En su segunda presidencia, el aspecto más destacado de la política exterior de Fernández fue su provechosa asociación a la diplomacia petrolera de Hugo Chávez. Así, en junio de 2005 el mandatario asistió en Puerto La Cruz, Venezuela, al I Encuentro Energético de Jefes de Estado y de Gobierno del Caribe; allí, adoptó el Acuerdo de Cooperación Energética Petrocaribe, a través del cual la República Dominicana se convertía en socio preferencial de Venezuela para el suministro de petróleo abaratado con facilidades crediticias o mediante el intercambio de mercancías. Fernández destacó la trascendencia de este convenio multilateral para la República Dominicana, país que no producía hidrocarburos, era un importador neto de energía y ya venía comprando a Venezuela la mayoría de los 165.000 barriles de petróleo que importaba para uso diario.
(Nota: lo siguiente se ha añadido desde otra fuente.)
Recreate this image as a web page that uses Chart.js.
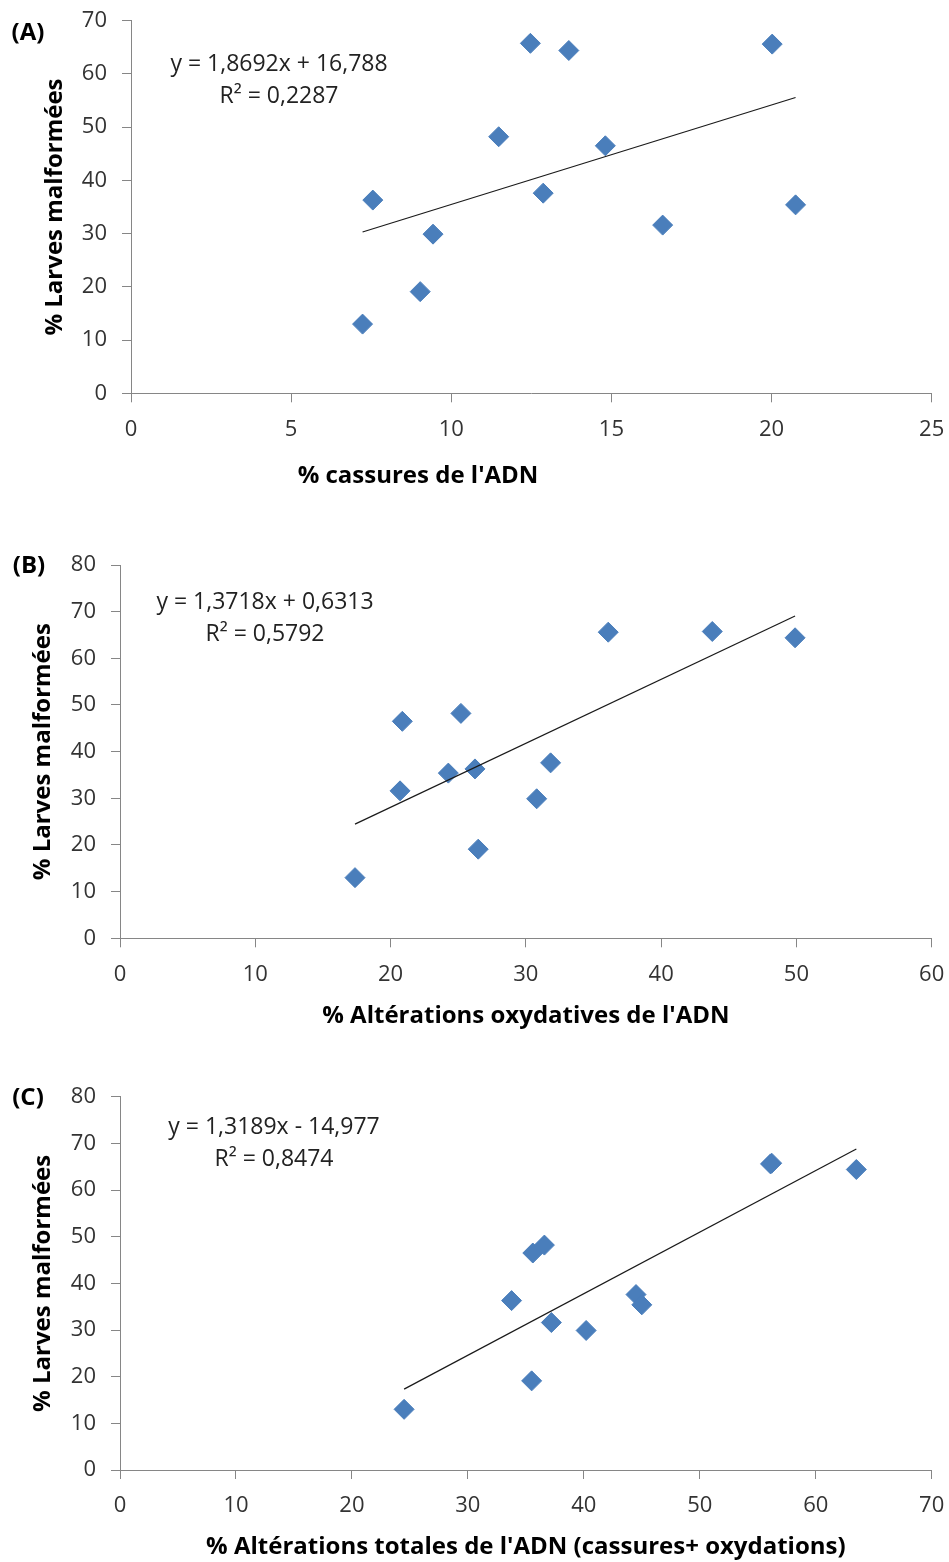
<!DOCTYPE html>
<html>
<head>
<meta charset="utf-8">
<script src="https://cdn.jsdelivr.net/npm/chart.js@4/dist/chart.umd.min.js"></script>
<style>
  body { margin: 0; background: #fff; }
  canvas { display: block; }
</style>
</head>
<body>
<canvas id="chartA" width="949" height="520"></canvas>
<canvas id="chartB" width="949" height="540"></canvas>
<canvas id="chartC" width="949" height="502"></canvas>
<script>
// % larves malformées, same 12 samples in the three panels
const larves = [13.0, 36.3, 19.1, 29.9, 48.2, 65.75, 37.6, 64.4, 46.5, 31.6, 65.6, 35.4];

// x values per panel (same sample order as larves)
const cassures = [7.23, 7.55, 9.03, 9.43, 11.48, 12.47, 12.87, 13.67, 14.81, 16.6, 20.02, 20.75];
const oxydatives = [17.37, 26.24, 26.48, 30.8, 25.2, 43.78, 31.83, 49.9, 20.87, 20.7, 36.09, 24.27];
const totales = [24.5, 33.77, 35.5, 40.2, 36.6, 56.2, 44.5, 63.5, 35.6, 37.2, 56.1, 45.0];

// regression lines as printed on the figure
const fitA = { slope: 1.8692, intercept: 16.788 };
const fitB = { slope: 1.3718, intercept: 0.6313 };
const fitC = { slope: 1.3189, intercept: -14.977 };
const equationA = ['y = 1,8692x + 16,788', 'R² = 0,2287'];
const equationB = ['y = 1,3718x + 0,6313', 'R² = 0,5792'];
const equationC = ['y = 1,3189x - 14,977', 'R² = 0,8474'];

// tick labels
const xTicksA = [0, 5, 10, 15, 20, 25];
const yTicksA = [0, 10, 20, 30, 40, 50, 60, 70];
const xTicksB = [0, 10, 20, 30, 40, 50, 60];
const xTicksC = [0, 10, 20, 30, 40, 50, 60, 70];
const yTicksBC = [0, 10, 20, 30, 40, 50, 60, 70, 80];

const yTitle = '% Larves malformées';
const xTitleA = "% cassures de l'ADN";
const xTitleB = "% Altérations oxydatives de l'ADN";
const xTitleC = "% Altérations totales de l'ADN (cassures+ oxydations)";

Chart.defaults.font.family = "'Open Sans', sans-serif";
Chart.defaults.color = '#333';

const axisGray = '#868686';
const markerBlue = '#4a7ebb';

// draws panel letters, equations and free titles
const textPlugin = {
    id: 'panelText',
    afterDraw(chart, args, opts) {
        const ctx = chart.ctx;
        (opts.items || []).forEach(it => {
            ctx.save();
            ctx.font = it.font;
            ctx.fillStyle = it.color || '#000';
            ctx.textAlign = 'center';
            ctx.textBaseline = 'middle';
            ctx.fillText(it.text, it.x, it.y);
            ctx.restore();
        });
    }
};

function makeChart(id, xs, fit, xTicks, yTicks, xTitle, box, texts) {
    const pts = xs.map((x, i) => ({ x: x, y: larves[i] }));
    const xMin = Math.min(...xs);
    const xMax = Math.max(...xs);
    const line = [xMin, xMax].map(x => ({ x: x, y: fit.slope * x + fit.intercept }));

    return new Chart(document.getElementById(id), {
        type: 'scatter',
        data: {
            datasets: [
                {
                    data: pts,
                    pointStyle: 'rectRot',
                    pointRadius: 10,
                    pointHoverRadius: 10,
                    backgroundColor: markerBlue,
                    borderColor: markerBlue,
                    borderWidth: 1,
                    order: 2
                },
                {
                    type: 'line',
                    data: line,
                    borderColor: '#1a1a1a',
                    borderWidth: 1.2,
                    pointRadius: 0,
                    fill: false,
                    order: 1
                }
            ]
        },
        options: {
            responsive: false,
            animation: false,
            devicePixelRatio: 1,
            layout: { padding: { top: box.top, right: box.right, left: 0, bottom: 0 } },
            plugins: {
                legend: { display: false },
                tooltip: { enabled: false },
                panelText: { items: texts }
            },
            scales: {
                x: {
                    type: 'linear',
                    min: xTicks[0],
                    max: xTicks[xTicks.length - 1],
                    afterBuildTicks: s => { s.ticks = xTicks.map(v => ({ value: v })); },
                    afterFit: s => {
                        s.height = box.xHeight;
                        s.paddingLeft = 0;
                        s.paddingRight = 0;
                    },
                    grid: { drawOnChartArea: false, tickLength: 9, color: axisGray },
                    border: { color: axisGray },
                    ticks: { font: { size: 22 }, padding: 14, autoSkip: false, maxRotation: 0, color: '#333' },
                    title: {
                        display: !!xTitle,
                        text: xTitle || '',
                        color: '#000',
                        font: { size: 24, weight: 'bold' },
                        padding: { top: 0, bottom: box.xTitlePad || 0 }
                    }
                },
                y: {
                    type: 'linear',
                    min: yTicks[0],
                    max: yTicks[yTicks.length - 1],
                    afterBuildTicks: s => { s.ticks = yTicks.map(v => ({ value: v })); },
                    afterFit: s => {
                        s.width = box.yWidth;
                        s.paddingTop = 0;
                        s.paddingBottom = 0;
                    },
                    grid: { drawOnChartArea: false, tickLength: 9, color: axisGray },
                    border: { color: axisGray },
                    ticks: { font: { size: 22 }, padding: 15, autoSkip: false, color: '#333' },
                    title: {
                        display: true,
                        text: yTitle,
                        color: '#000',
                        font: { size: 24, weight: 'bold' },
                        padding: { top: box.yTitlePad, bottom: 0 }
                    }
                }
            }
        },
        plugins: [textPlugin]
    });
}

const boldFont = "bold 24px 'Open Sans'";
const eqFont = "23px 'Open Sans'";

makeChart('chartA', cassures, fitA, xTicksA, yTicksA, null,
    { top: 20.7, right: 17.3, yWidth: 131, xHeight: 126.7, yTitlePad: 40.6 },
    [
        { text: '(A)', x: 28, y: 33, font: boldFont },
        { text: equationA[0], x: 279, y: 64, font: eqFont, color: '#222' },
        { text: equationA[1], x: 279, y: 96, font: eqFont, color: '#222' },
        { text: xTitleA, x: 418, y: 476, font: boldFont }
    ]);

makeChart('chartB', oxydatives, fitB, xTicksB, yTicksBC, xTitleB,
    { top: 45, right: 17.3, yWidth: 120, xHeight: 121.7, yTitlePad: 28.6, xTitlePad: 29 },
    [
        { text: '(B)', x: 29, y: 46, font: boldFont },
        { text: equationB[0], x: 265, y: 82, font: eqFont, color: '#222' },
        { text: equationB[1], x: 265, y: 114, font: eqFont, color: '#222' }
    ]);

makeChart('chartC', totales, fitC, xTicksC, yTicksBC, xTitleC,
    { top: 36.7, right: 17.3, yWidth: 120, xHeight: 92, yTitlePad: 28.6, xTitlePad: 0 },
    [
        { text: '(C)', x: 28, y: 38, font: boldFont },
        { text: equationC[0], x: 274, y: 67, font: eqFont, color: '#222' },
        { text: equationC[1], x: 274, y: 99, font: eqFont, color: '#222' }
    ]);
</script>
</body>
</html>
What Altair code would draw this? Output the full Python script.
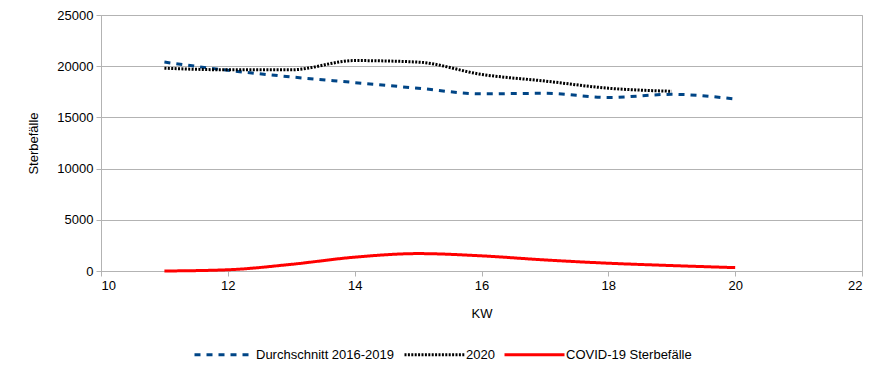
import altair as alt
import pandas as pd

kw = [11, 12, 13, 14, 15, 16, 17, 18, 19, 20]
avg_2016_2019 = [20400, 19600, 18950, 18400, 17850, 17300, 17350, 16950, 17250, 16800]
kw_2020 = [11, 12, 13, 14, 15, 16, 17, 18, 19]
deaths_2020 = [19800, 19650, 19650, 20550, 20400, 19200, 18550, 17850, 17550]
covid = [0, 120, 650, 1350, 1700, 1480, 1080, 760, 530, 330]

series = ["Durchschnitt 2016-2019", "2020", "COVID-19 Sterbefälle"]
colors = ["#004586", "#000000", "#ff0000"]
dashes = [[6, 6], [2, 1.4], [1, 0]]

rows = []
for k, v in zip(kw, avg_2016_2019):
    rows.append({"KW": k, "value": v, "series": series[0]})
for k, v in zip(kw_2020, deaths_2020):
    rows.append({"KW": k, "value": v, "series": series[1]})
for k, v in zip(kw, covid):
    rows.append({"KW": k, "value": v, "series": series[2]})
df = pd.DataFrame(rows)

font = "Liberation Sans"
grey = "#b3b3b3"

chart = alt.Chart(df).mark_line(interpolate="monotone", strokeWidth=3, strokeCap="butt").encode(
    x=alt.X("KW:Q", title="KW", scale=alt.Scale(domain=[10, 22], nice=False),
            axis=alt.Axis(values=[10, 12, 14, 16, 18, 20, 22], grid=False, tickSize=5,
                          labelPadding=3, titlePadding=15, format="d")),
    y=alt.Y("value:Q", title="Sterbefälle", scale=alt.Scale(domain=[0, 25000], nice=False),
            axis=alt.Axis(values=[0, 5000, 10000, 15000, 20000, 25000], grid=True, tickSize=5,
                          labelPadding=3, titlePadding=16, format="d")),
    color=alt.Color("series:N", sort=series,
                    scale=alt.Scale(domain=series, range=colors),
                    legend=alt.Legend(title=None, orient="none", legendX=92, legendY=308,
                                      direction="horizontal", symbolType="stroke",
                                      symbolSize=3600, symbolStrokeWidth=3,
                                      labelFont=font, labelFontSize=13, labelColor="#000000",
                                      columnPadding=3, labelOffset=0)),
    strokeDash=alt.StrokeDash("series:N", sort=series,
                              scale=alt.Scale(domain=series, range=dashes), legend=None),
    detail="series:N",
).properties(
    width=761, height=256,
    autosize=alt.AutoSizeParams(type="none"),
    padding={"left": 93, "top": 7, "right": 17, "bottom": 91},
).configure_view(
    stroke=grey, strokeWidth=1
).configure_axis(
    domainColor=grey, tickColor=grey, gridColor=grey, gridWidth=1,
    labelFont=font, labelFontSize=13, labelColor="#000000",
    titleFont=font, titleFontSize=13, titleFontWeight="normal", titleColor="#000000",
)

chart.save("out.html", embed_options={"renderer": "svg", "actions": False})
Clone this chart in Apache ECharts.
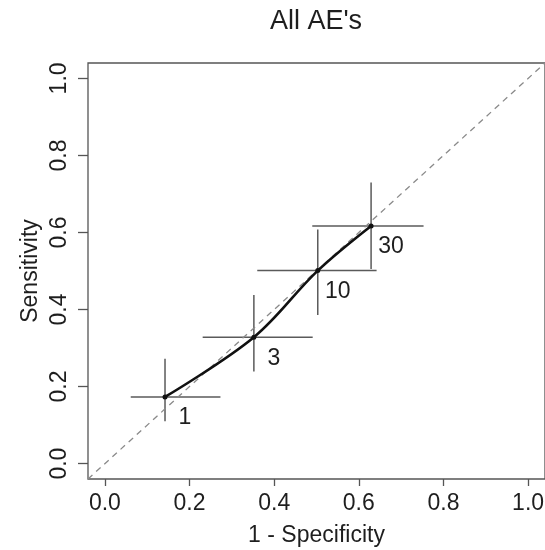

En la II Cumbre de Petrocaribe, en Montego Bay, Jamaica, en septiembre del mismo año, Fernández firmó el convenio operativo de su país. Al suscribir Petrocaribe pero descartar cortésmente entrar en la Alternativa Bolivariana para las Américas (ALBA), Fernández volvió a mostrar su lado más práctico, que le permitía aprovechar las ventajas económicas y energéticas que le ofrecía el generoso Chávez sin asumir ningún compromiso de alineación geopolítica, que en este caso conllevaría una militancia contra las estrategias librecambistas y de lucha antidroga con medios militares apadrinadas por Estados Unidos en el continente. Chávez, tan celoso en otros casos, no vio incompatibilidad en la simultánea participación dominicana en Petrocaribe y el CAFTA, y Fernández, que pensaba que América Latina debía trascender la disyuntiva entre "populismos y neoliberalismos", se congratuló por ello.

En cuanto a los tratos con Cuba, alcanzaron la excelencia al hilo de una relación personal con Fidel Castro en la que el viejo comandante se dirigía a Fernández, quien le confesaba su preocupación por el descontrol mundial de los movimientos especulativos de capital y materias primas, y sus enfoques críticos de las guerras de Estados Unidos en Irak y Afganistán, con un afecto cuasi paternal.